While Canadian freestyle skier Sarah Burke’s death has been viewed as a freak accident, the debate continues to rage about the safety of the sport and the risks athletes are willing to take to push the boundaries.
Burke died Thursday morning in a Salt Lake City hospital, nine days after tearing the artery that supplies blood to the brainstem during halfpipe training at a venue in Park City, Utah.
But the crash occurred on a landing after a manoeuvre that wasn’t considered out of the ordinary.
Still, some believe the concept of faster, higher and stronger is being taken to dangerous levels.
Two years ago at the Winter Olympics in Whistler, B.C., Georgian luger Nodar Kumaritashvili died while attempting to guide his sled around a track that’s considered one of fastest and most challenging in the world.
One athlete, in particular, who feels things are getting out of hand, is former American snowboarder Kevin Pearce.
In eerily similar fashion to the injuries Burke endured at the same Park City venue, Pearce suffered a traumatic brain injury during a halfpipe training run in 2009. He attempted a double cork move — the same move American icon Shaun White made famous at the Vancouver Olympics — which consists of two flips and three spins. But as he flew downward, Pearce hit his head on the lip of the halfpipe.
The 24-year-old suffered severe memory loss, impaired vision and had to learn to walk again.
Sport 'beyond safe'
After months of rehab, Pearce said he’ll never compete again because doctors have advised him that his brain can’t sustain another blow. But he also believes athletes in all freestyle disciplines are taking bigger risks.
"You know snowboarding is so dangerous now and these sports have just gotten to this level that’s so high. Just beyond safe," Pearce told CBC News Network on Friday. "It’s just kind of gotten to this level that is really intense."
Holly Thorpe has a different view.
A former snowboarder and an expert on extreme sports, Thorpe said that aside from the inherent risks, athletes take special care by practising their jumps several times on mats before ever attempting them on a live hill.
Thorpe also believes competitors are motivated by performing manoeuvres that have never been done before.
"They would really struggle to say 'okay we’ll pull it back because for so long we’ve supported that constant progression,'" Thorpe told CBC reporter Teddy Katz.
"It’s part of sport ethic [and] it’s hard to police that."
Tom McIllfaterick spent more than 20 years running Canada’s national snowboard and freestyle ski teams.

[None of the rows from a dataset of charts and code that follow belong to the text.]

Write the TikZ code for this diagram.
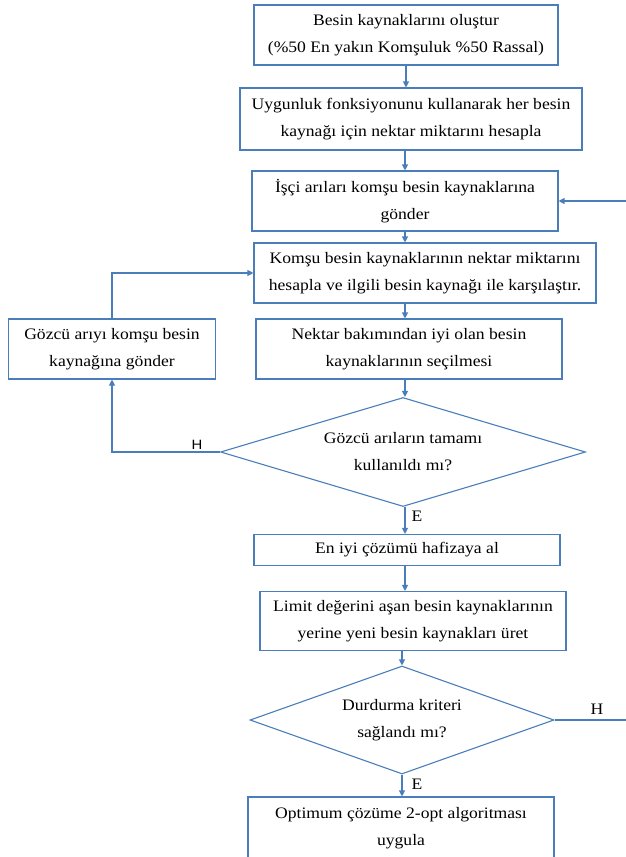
\documentclass[tikz,border=0pt]{standalone}
\usepackage{fontspec}
\setmainfont{Liberation Serif}[FakeStretch=1.1]
\newfontfamily\harffont{Liberation Sans}[FakeStretch=1.1]
\usetikzlibrary{shapes.geometric,arrows.meta}
\definecolor{akisMavi}{RGB}{74,126,187}

\begin{document}
\begin{tikzpicture}[x=1pt,y=-1pt,
  kutu/.style={rectangle,draw=akisMavi,line width=1.1pt,inner sep=0pt,align=center,
    font=\fontsize{16}{27}\selectfont},
  karar/.style={diamond,draw=akisMavi,line width=1.1pt,inner sep=0pt,align=center,
    font=\fontsize{16}{27}\selectfont},
  ok/.style={draw=akisMavi,line width=1.1pt,-{Triangle[width=6pt,length=6pt]}},
  harf/.style={font=\fontsize{16}{16}\selectfont,inner sep=0pt}]
\useasboundingbox (0,0) rectangle (626,857);
\clip (0,0) rectangle (626,856);
% x, y in pixels
\node[kutu,minimum width=304pt,minimum height=60pt] (b1) at (406,35) {Besin kaynaklarını oluştur\\(\%50 En yakın Komşuluk \%50 Rassal)};
\node[kutu,minimum width=342pt,minimum height=62pt] (b2) at (411,119) {Uygunluk fonksiyonunu kullanarak her besin\\kaynağı için nektar miktarını hesapla};
\node[kutu,minimum width=306pt,minimum height=60pt] (b3) at (405,201) {İşçi arıları komşu besin kaynaklarına\\gönder};
\node[kutu,minimum width=342pt,minimum height=60pt] (b4) at (425,273) {Komşu besin kaynaklarının nektar miktarını\\hesapla ve ilgili besin kaynağı ile karşılaştır.};
\node[kutu,minimum width=306pt,minimum height=60pt] (b5) at (409,349) {Nektar bakımından iyi olan besin\\kaynaklarının seçilmesi};
\node[kutu,minimum width=207pt,minimum height=60pt] (gozcu) at (112,349) {Gözcü arıyı komşu besin\\kaynağına gönder};
\node[karar,aspect=3.35,minimum width=365pt,minimum height=109pt] (d1) at (403,452) {Gözcü arıların tamamı\\kullanıldı mı?};
\node[kutu,minimum width=306pt,minimum height=31pt] (b6) at (407,550) {En iyi çözümü hafizaya al};
\node[kutu,minimum width=306pt,minimum height=59pt] (b7) at (413,621) {Limit değerini aşan besin kaynaklarının\\yerine yeni besin kaynakları üret};
\node[karar,aspect=2.8,minimum width=304pt,minimum height=108pt] (d2) at (402,720) {Durdurma kriteri\\sağlandı mı?};
\node[kutu,minimum width=306pt,minimum height=62pt] (b8) at (401,828) {Optimum çözüme 2-opt algoritması\\uygula};
% labels
\node[harf,font=\harffont\fontsize{13.5}{13.5}\selectfont] (h1) at (197,445) {H};
\node[harf] (e1) at (417,516) {E};
\node[harf] (h2) at (597,709) {H};
\node[harf] (e2) at (417,784) {E};
% arrows
\draw[ok] (b1.south -| 406,0) -- (b2.north -| 406,0);
\draw[ok] (b2.south -| 405,0) -- (b3.north -| 405,0);
\draw[ok] (b3.south -| 405,0) -- (b4.north -| 405,0);
\draw[ok] (b4.south -| 405,0) -- (b5.north -| 405,0);
\draw[ok] (b5.south -| 405,0) -- (d1.north -| 405,0);
\draw[ok] (d1.south -| 405,0) -- (b6.north -| 405,0);
\draw[ok] (b6.south -| 405,0) -- (b7.north -| 405,0);
\draw[ok] (b7.south -| 402,0) -- (d2.north);
\draw[ok] (d2.south) -- (b8.north -| d2.south);
\draw[ok] (d1.west) -| (gozcu.south);
\draw[ok] (gozcu.north) |- (b4.west);
\draw[ok] (d2.east) -- ++(100,0) |- (b3.east);
\end{tikzpicture}
\end{document}
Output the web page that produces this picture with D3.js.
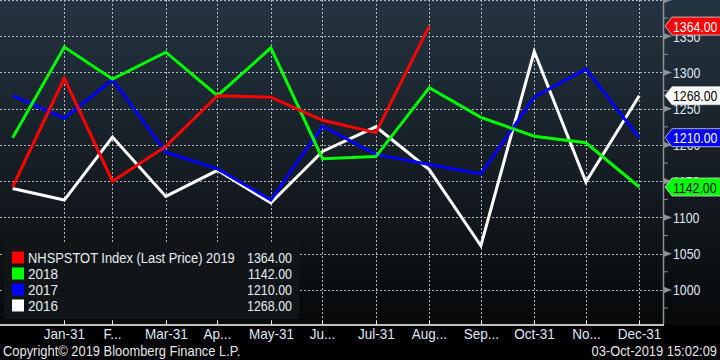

He thinks sports continue to face a dilemma when it comes to managing risk — but it’s more pronounced today.
"Sport is all about pushing human abilities and talents against the laws of biology and physics," McIllfaterick told Katz. "And harsh reality is that in some sports, those limits are a lot less forgiving."
Bean not buying argument
Jeff Bean has heard the safety and risk argument for years but doesn’t buy into it all the talk. Bean was an aerialist on Canada’s nation team for 11 years before retiring in 2007.
Bean, who finished on the World Cup podium 17 times and was also the silver medallist at the 2005 world championships, broke his neck at an event in Australian in 2004, yet maintains the freestyle skiing federation (FIS) does a great job of taking care of its athletes.
"We take every single precaution and injuries do happen," Bean told CBCSports.ca. "They [FIS] have very strict standards as what kind of medical personnel and staff need to be on site for any sanctioned training or competition events.
"I’ve seen people helicoptered off hills and they’re [taken to hospital] within 20 minutes. It all goes back to there is an inherent risk and we are out there to the elements some times, and we’re at a ski hill, it’s cold and there’s a lot going on. But I know safety is a primary concern and I’ve never seen any major issues."
As for skiers pushing the envelope for the sake of outside influences like the Olympics, sponsors or an enthusiastic fan base, Bean dismisses the notion that athletes let those kinds of external pressures get in the way.
"The top end — four and five [athletes] — do okay financially and make money but people do this because they love to ski and they like to hang out with their friends on the ski hill," said Bean. "Yes they want to be in the Olympics but the pressure to do something like this really has to be internally motivated or else you won’t do it because it is dangerous.
"The Olympics and fame is just a by product of you getting to do what you love."